Whenever I go to the theater or the symphony these days, I risk another standing ovation. Boston audiences are especially prone to jump to their feet for artists from storied places far away, such as Manhattan, but you see it everywhere. We don't trust our judgment and we don't trust art to be itself: we insist on that everything be a world-class, once in a lifetime marvel.

Great performances are performances that were great for you, at a particular time and for a specific audience. I once saw a Noel Coward's Private Lives performed in the basement of an Australian library, and it was incredible; every joke worked, every line sang.

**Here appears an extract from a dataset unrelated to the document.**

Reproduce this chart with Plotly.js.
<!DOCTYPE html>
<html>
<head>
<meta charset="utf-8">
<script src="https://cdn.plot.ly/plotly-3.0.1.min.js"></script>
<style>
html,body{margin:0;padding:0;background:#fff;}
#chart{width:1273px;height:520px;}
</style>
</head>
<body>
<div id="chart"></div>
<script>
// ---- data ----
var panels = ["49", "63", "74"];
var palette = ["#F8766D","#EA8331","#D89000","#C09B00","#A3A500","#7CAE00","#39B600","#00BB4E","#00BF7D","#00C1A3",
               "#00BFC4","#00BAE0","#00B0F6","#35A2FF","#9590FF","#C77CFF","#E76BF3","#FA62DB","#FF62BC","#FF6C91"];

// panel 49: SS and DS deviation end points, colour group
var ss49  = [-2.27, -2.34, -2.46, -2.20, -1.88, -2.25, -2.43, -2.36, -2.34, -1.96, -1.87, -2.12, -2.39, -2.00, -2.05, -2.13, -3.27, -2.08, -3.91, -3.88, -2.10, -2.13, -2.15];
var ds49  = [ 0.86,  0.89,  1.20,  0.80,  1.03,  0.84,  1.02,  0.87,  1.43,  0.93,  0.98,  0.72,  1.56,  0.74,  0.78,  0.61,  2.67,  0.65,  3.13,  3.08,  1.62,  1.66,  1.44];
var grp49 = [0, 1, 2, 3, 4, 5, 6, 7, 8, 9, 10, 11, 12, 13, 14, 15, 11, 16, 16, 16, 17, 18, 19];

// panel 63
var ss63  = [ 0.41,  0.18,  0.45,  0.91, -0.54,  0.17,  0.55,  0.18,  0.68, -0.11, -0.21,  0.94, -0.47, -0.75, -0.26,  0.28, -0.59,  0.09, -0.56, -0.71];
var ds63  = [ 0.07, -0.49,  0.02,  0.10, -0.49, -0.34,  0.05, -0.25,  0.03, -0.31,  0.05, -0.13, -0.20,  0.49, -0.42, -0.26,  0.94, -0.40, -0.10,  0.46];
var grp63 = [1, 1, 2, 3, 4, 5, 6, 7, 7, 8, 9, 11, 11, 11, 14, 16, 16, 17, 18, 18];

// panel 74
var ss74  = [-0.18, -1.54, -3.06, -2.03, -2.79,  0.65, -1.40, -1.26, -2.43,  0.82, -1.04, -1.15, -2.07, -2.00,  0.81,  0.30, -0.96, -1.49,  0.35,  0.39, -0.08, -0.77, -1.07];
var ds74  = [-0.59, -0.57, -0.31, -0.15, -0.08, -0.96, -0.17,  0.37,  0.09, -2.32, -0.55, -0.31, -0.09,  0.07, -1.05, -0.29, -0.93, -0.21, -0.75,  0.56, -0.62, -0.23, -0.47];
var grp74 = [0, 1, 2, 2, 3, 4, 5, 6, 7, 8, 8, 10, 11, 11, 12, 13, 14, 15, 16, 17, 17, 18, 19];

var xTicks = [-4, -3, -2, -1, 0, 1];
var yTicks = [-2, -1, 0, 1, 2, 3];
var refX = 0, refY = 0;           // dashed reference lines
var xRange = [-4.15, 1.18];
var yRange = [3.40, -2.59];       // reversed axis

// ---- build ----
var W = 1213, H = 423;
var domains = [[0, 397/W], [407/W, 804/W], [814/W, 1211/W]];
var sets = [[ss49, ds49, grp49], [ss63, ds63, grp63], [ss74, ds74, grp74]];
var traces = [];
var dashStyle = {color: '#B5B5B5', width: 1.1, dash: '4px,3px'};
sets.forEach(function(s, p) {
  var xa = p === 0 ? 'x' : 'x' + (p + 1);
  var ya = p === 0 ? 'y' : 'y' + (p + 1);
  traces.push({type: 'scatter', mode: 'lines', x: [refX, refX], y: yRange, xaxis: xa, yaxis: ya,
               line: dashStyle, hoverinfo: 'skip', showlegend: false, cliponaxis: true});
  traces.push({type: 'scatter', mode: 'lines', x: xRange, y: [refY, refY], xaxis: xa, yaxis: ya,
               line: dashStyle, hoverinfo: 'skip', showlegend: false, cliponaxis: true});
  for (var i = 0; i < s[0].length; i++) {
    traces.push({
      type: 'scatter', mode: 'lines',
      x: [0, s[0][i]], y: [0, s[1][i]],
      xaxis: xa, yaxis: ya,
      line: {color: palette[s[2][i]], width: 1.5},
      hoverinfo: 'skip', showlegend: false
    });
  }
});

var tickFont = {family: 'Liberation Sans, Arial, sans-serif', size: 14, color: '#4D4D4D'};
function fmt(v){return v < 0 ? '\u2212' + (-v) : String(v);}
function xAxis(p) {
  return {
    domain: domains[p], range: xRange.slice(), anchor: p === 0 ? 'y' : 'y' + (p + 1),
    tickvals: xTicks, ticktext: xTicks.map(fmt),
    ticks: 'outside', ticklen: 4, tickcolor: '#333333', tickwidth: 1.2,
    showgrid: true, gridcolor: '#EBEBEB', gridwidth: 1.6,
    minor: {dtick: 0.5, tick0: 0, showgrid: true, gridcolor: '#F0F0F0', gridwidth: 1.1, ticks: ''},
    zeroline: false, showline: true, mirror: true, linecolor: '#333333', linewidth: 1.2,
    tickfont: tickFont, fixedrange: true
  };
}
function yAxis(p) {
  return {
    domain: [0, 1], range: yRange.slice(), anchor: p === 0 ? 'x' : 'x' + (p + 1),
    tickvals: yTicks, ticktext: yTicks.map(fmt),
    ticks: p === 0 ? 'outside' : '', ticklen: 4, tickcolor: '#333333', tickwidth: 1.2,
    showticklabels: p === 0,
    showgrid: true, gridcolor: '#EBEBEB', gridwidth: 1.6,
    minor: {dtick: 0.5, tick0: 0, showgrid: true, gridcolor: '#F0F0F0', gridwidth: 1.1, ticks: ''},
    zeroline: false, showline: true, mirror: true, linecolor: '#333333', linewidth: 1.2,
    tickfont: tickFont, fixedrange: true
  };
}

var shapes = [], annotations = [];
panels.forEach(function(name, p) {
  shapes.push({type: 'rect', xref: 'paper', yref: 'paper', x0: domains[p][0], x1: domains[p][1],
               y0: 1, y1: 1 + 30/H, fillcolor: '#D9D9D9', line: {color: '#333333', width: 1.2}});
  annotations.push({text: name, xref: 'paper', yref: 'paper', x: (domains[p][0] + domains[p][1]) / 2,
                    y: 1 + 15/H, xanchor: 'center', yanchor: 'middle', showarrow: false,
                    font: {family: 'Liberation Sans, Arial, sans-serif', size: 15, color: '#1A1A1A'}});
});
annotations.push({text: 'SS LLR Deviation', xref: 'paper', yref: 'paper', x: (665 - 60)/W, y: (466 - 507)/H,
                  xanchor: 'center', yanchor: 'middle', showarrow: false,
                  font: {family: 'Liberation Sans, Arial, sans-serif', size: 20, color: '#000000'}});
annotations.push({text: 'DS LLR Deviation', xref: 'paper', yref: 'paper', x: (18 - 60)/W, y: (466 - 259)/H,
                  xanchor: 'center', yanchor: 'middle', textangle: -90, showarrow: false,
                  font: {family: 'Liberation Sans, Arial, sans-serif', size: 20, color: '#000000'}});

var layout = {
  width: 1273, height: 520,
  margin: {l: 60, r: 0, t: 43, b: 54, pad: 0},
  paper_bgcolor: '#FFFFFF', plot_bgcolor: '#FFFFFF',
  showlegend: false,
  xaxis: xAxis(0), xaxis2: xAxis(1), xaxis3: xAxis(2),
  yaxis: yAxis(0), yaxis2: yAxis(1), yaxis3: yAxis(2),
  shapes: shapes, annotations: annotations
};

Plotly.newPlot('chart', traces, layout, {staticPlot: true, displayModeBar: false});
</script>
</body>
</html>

Because we want every museum visit and every concert to be perfect, we've grown conservative and timid. We don't hear new music or see new plays, and most of us don't read a lot of new media. It's a blunder: famous names, costly tickets, and huge crowds can't always get you what you want.

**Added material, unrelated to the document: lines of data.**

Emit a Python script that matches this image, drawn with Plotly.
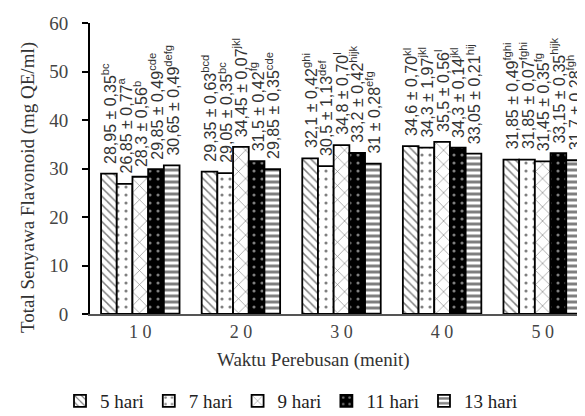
import plotly.graph_objects as go

categories = ["10", "20", "30", "40", "50"]
tick_labels = ["1 0", "2 0", "3 0", "4 0", "5 0"]
series_names = ["5 hari", "7 hari", "9 hari", "11 hari", "13 hari"]

v5 = [28.95, 29.35, 32.1, 34.6, 31.85]
v7 = [26.85, 29.05, 30.5, 34.3, 31.85]
v9 = [28.3, 34.45, 34.8, 35.5, 31.45]
v11 = [29.85, 31.5, 33.2, 34.3, 33.15]
v13 = [30.65, 29.85, 31.0, 33.05, 31.7]

sd5 = ["0,35", "0,63", "0,42", "0,70", "0,49"]
sd7 = ["0,77", "0,35", "1,13", "1,97", "0,07"]
sd9 = ["0,56", "0,07", "0,70", "0,56", "0,35"]
sd11 = ["0,49", "0,42", "0,42", "0,14", "0,35"]
sd13 = ["0,49", "0,35", "0,28", "0,21", "0,28"]

let5 = ["bc", "bcd", "ghi", "kl", "fghi"]
let7 = ["a", "bc", "def", "jkl", "fghi"]
let9 = ["b", "jkl", "l", "l", "fg"]
let11 = ["cde", "fg", "hijk", "jkl", "hijk"]
let13 = ["defg", "cde", "efg", "hij", "fgh"]

values = [v5, v7, v9, v11, v13]
sds = [sd5, sd7, sd9, sd11, sd13]
lets = [let5, let7, let9, let11, let13]

patterns = [
    dict(shape="\\", bgcolor="white", fgcolor="black", size=6, solidity=0.25),
    dict(shape=".", bgcolor="white", fgcolor="black", size=8, solidity=0.12),
    dict(shape="x", bgcolor="white", fgcolor="black", size=10, solidity=0.12),
    dict(shape=".", bgcolor="black", fgcolor="white", size=8, solidity=0.12),
    dict(shape="-", bgcolor="white", fgcolor="black", size=6, solidity=0.5),
]

W, H = 585, 416
ML, MR, MT, MB = 82, 0, 15, 110
BARGAP = 0.22
plot_w = W - ML - MR
plot_h = H - MT - MB
bar_px = plot_w / len(categories) * (1 - BARGAP) / len(series_names)


def fmt(v):
    return ("%g" % v).replace(".", ",")


fig = go.Figure()
annotations = []
n = len(series_names)
for i, (name, vals, sd, lt, pat) in enumerate(zip(series_names, values, sds, lets, patterns)):
    fig.add_trace(go.Bar(
        x=categories, y=vals, name=name,
        marker=dict(color="white", line=dict(color="black", width=1.8), pattern=pat),
    ))
    for j, (v, s, l) in enumerate(zip(vals, sd, lt)):
        annotations.append(dict(
            x=j, y=v, xref="x", yref="y",
            xshift=(i - (n - 1) / 2) * bar_px, yshift=8,
            text=f"{fmt(v)} ± {s}<sup>{l}</sup>",
            textangle=-90, showarrow=False,
            xanchor="center", yanchor="bottom",
            font=dict(family="Liberation Sans", size=16, color="#333"),
        ))

annotations.append(dict(
    text="Total Senyawa Flavonoid (mg QE/ml)", textangle=-90,
    xref="paper", yref="paper", x=(20 - ML) / plot_w, y=(H - MB - 180) / plot_h,
    xanchor="center", yanchor="middle", showarrow=False,
    font=dict(family="Liberation Serif", size=19, color="#333"),
))
annotations.append(dict(
    text="Waktu Perebusan (menit)",
    xref="paper", yref="paper", x=(305 - ML) / plot_w, y=-(352 - (H - MB)) / plot_h,
    xanchor="center", yanchor="middle", showarrow=False,
    font=dict(family="Liberation Serif", size=19, color="#333"),
))

fig.update_layout(
    width=W, height=H,
    margin=dict(l=ML, r=MR, t=MT, b=MB, autoexpand=False),
    paper_bgcolor="white", plot_bgcolor="white",
    barmode="group", bargap=BARGAP, bargroupgap=0,
    font=dict(family="Liberation Serif", color="#333"),
    showlegend=True,
    legend=dict(orientation="h", x=(52 - ML) / plot_w, xanchor="left",
                y=-(393 - (H - MB)) / plot_h, yanchor="middle",
                font=dict(family="Liberation Serif", size=19, color="#222"),
                itemwidth=30, tracegroupgap=0),
    annotations=annotations,
    xaxis=dict(
        type="category", categoryorder="array", categoryarray=categories,
        range=[-0.5, len(categories) - 0.5], autorange=False, automargin=False,
        tickmode="array", tickvals=categories, ticktext=tick_labels,
        showline=True, linecolor="#555", linewidth=2, ticks="",
        tickfont=dict(family="Liberation Serif", size=18, color="#444"),
    ),
    yaxis=dict(
        range=[0, 60], dtick=10, showgrid=False, zeroline=False, automargin=False,
        showline=True, linecolor="black", linewidth=2,
        ticks="outside", ticklen=6, tickwidth=1.5, tickcolor="black",
        ticklabelstandoff=10,
        tickfont=dict(family="Liberation Serif", size=19, color="#444"),
    ),
)

fig.write_html("out.html")
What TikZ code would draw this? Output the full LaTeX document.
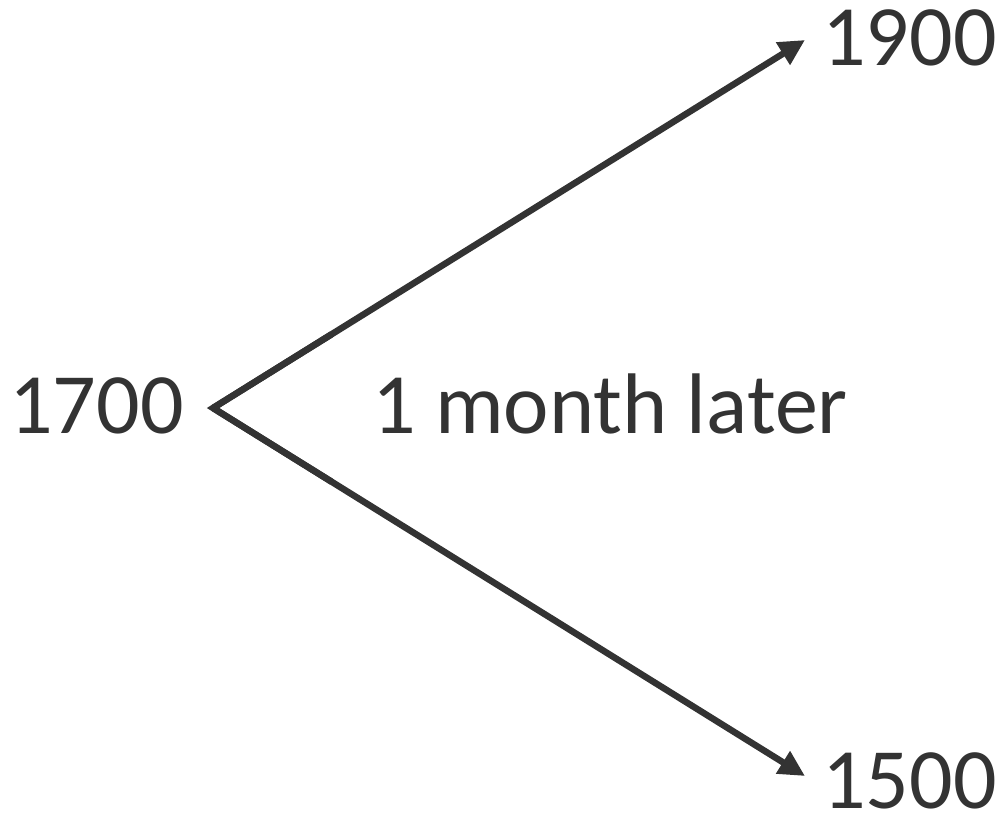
\documentclass[tikz,border=0pt]{standalone}
\usepackage{fontspec}
\setmainfont{Carlito}
\usetikzlibrary{arrows.meta,calc}
\definecolor{ink}{HTML}{333333}
\tikzset{
  lbl/.style={text=ink, inner sep=0pt, anchor=base west, font=\fontsize{86}{100}\selectfont},
  arr/.style={draw=ink, line width=6.5pt, -{Triangle[length=26pt,width=25pt]}}
}
\begin{document}
\begin{tikzpicture}[x=1pt,y=-1pt]
\useasboundingbox (0,0) rectangle (1000,822);
\node[lbl] (a) at (9,433) {1700};
\node[lbl] (m) at (372,433) {1 month later};
\node[lbl] (u) at (822,65) {1900};
\node[lbl] (d) at (822,808) {1500};
\coordinate (apex) at (213,408);
\coordinate (tu) at (805,40);
\coordinate (td) at (805,776);
\draw[draw=ink, line width=6.5pt, line join=miter] ($(apex)!0.2!(tu)$) -- (apex) -- ($(apex)!0.2!(td)$);
\draw[arr] (apex) -- (tu);
\draw[arr] (apex) -- (td);
\end{tikzpicture}
\end{document}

When everyone went down to the theater to see what Aristophanes was doing this year, the artist knew a lot of the audience and the audience knew him. Next month, I'm finally going to get to hear Michael Druzinsky's symphonic composition, Roslyn Place. I've known Druzinsky for years. I knew Roslyn Place, the street where he lived. Less focus on best-sellers and more focus on connection would reward us all.

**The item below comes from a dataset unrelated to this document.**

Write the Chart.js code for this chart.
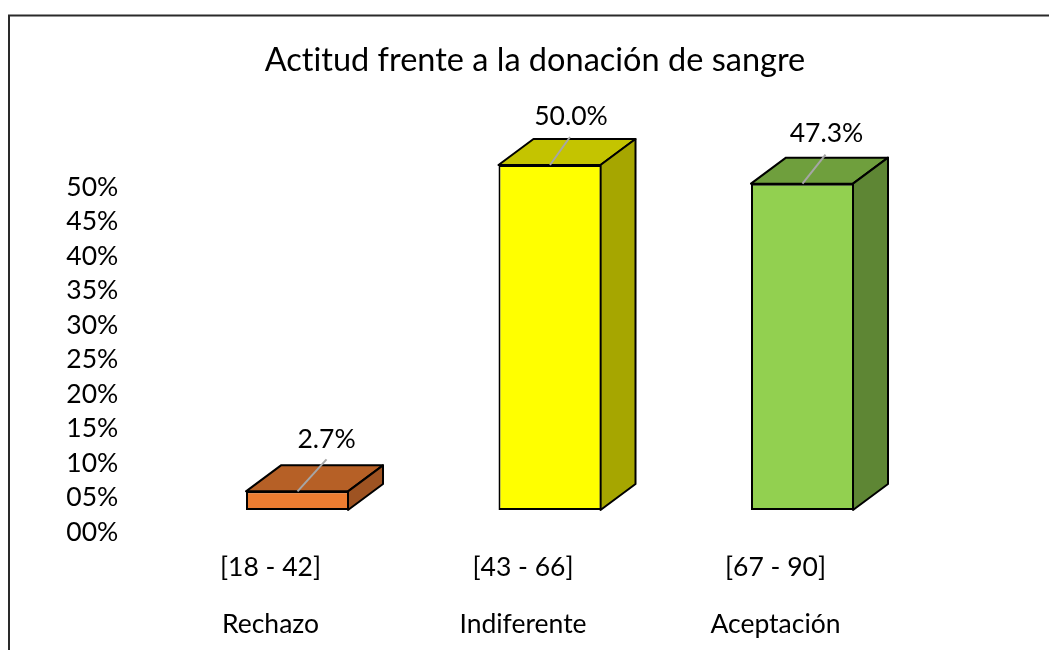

One pathology of our current Web is that people can make money selling vast numbers of worthless ads views. The payment for exposing you to an ad is derisory, a fraction of a cent, but if you can get millions of viewers, it adds up. This further focuses our attention on things we don't care about – silly celebrity sex stunts – at the cost of letting art that might matter find us.

To find the work that matters -- whether in music or theater or on the computer screen -- you must trust yourself. You can't be looking around the theater to see whether everyone else is standing. You can't be watching who gets the grants and who got tenure, who published seventeen papers this year, whose book sold 864 copies in Detroit last week. If you’re hiring people or you’re on a tenure committee, you can’t just count citations and measure publications and you can’t run a popularity contest. If you’re thinking about voting, you shouldn’t care who is likely to win (unless you’re in the UK, of course, where tactical voting is a fact of life.)

You've simply got to trust your judgment.